Amelia HollidayStaff Reporter
June 13, 2013
Some grade school students in the Perry County School District kicked their summer off by becoming certified scuba divers thanks in part to GEAR UP Kentucky, a six-year grant program meant to enrich students’ lives academically to ensure college and career readiness.
Jeff Campbell, GEAR UP academic specialist with the Perry County School District, explained that GEAR UP partnered with the Challenger Learning Center of Kentucky and the Perry County Board of Education to be able to offer a five-day camp for Perry County students who will be going into the seventh, eight, and ninth grades this coming school year.
“It’s been really nice, we’ve had a lot of kids, and the thing I really like about it is we’ve had kids from all across the spectrum. We’ve had our kids who do really well academically and our kids who sort of struggle academically who we’re trying to get better. It’s a nice mix,” Campbell said.
The camp is geared toward getting kids excited about math and science, so the activities the teachers leading the groups planned for the students were math or science related, however not in the typical classroom style.
“One group went on a fossil dig today up on Route 7, they actually found fossils,” Campbell said. “We let the teachers get creative, whatever you want to do as long as it’s sort of within the guidelines of science and math.”
Campbell said so far the camp has had 90 participants on average each day.
“We’re finishing up on Friday, we’re going on a college visit to the University of Louisville and then stopping by the zoo,” he said on Wednesday.
A trip to the zoo probably won’t be the highlight of the camp experience for many students as most of the activities available during the week are hands-on and something many are doing for the first time, like taking scuba diving lessons with New Horizon Diving at the Pavilion in Hazard or building a robot, circuit board and all, to take home at the end of the day.
“It’s a big operation, it’s something we’ve actually been planning since February,” Campbell said.
With money from the GEAR UP grant, which Campbell said was the second year the district had been involved with it, the camp was able to bus the kids to and from Perry County Central high School each day, which started at 9 a.m. and ended at 2 p.m., feed them breakfast and lunch, and pay for the activities and trips planned for the week.

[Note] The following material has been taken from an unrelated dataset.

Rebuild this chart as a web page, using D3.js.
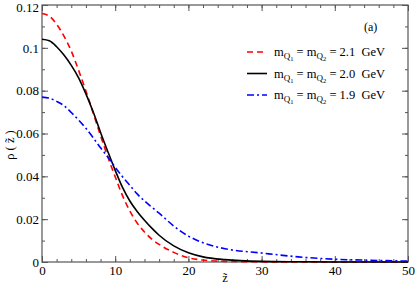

And GEAR UP grant money hasn’t only been used for camps. This past school year Campbell said the money has paid for numerous college visits for fifth- through eighth-graders to schools including Alice Lloyd, Eastern Kentucky University, and the University of Kentucky.
“The idea behind the grant is to make them more aware of what it takes to get into college and help them start planning for that, even meeting and working with their parents. The GEAR UP grant involves parent partners, and they try to get parents more involved to know about the cost of higher education and things like that,” Campbell said.
Tom Cravens, director of the Challenger Learning Center of Kentucky, said camps and programs like what the GEAR UP grant is allowing the Perry County schools to do not only benefits students for college and their career, but can also help them in the short term.
“One of these kids in here, they were concerned that he wasn’t going to do so well at camp. He had gotten into some trouble on the first day and they said he got into the robotics program yesterday and it was just like, he got interested in it and they said he had his halo on all day yesterday,” Cravens said.
Campbell said the camp has went better than anyone could hope for, and hopes the turn out will be the same if not better if another camp is held next summer.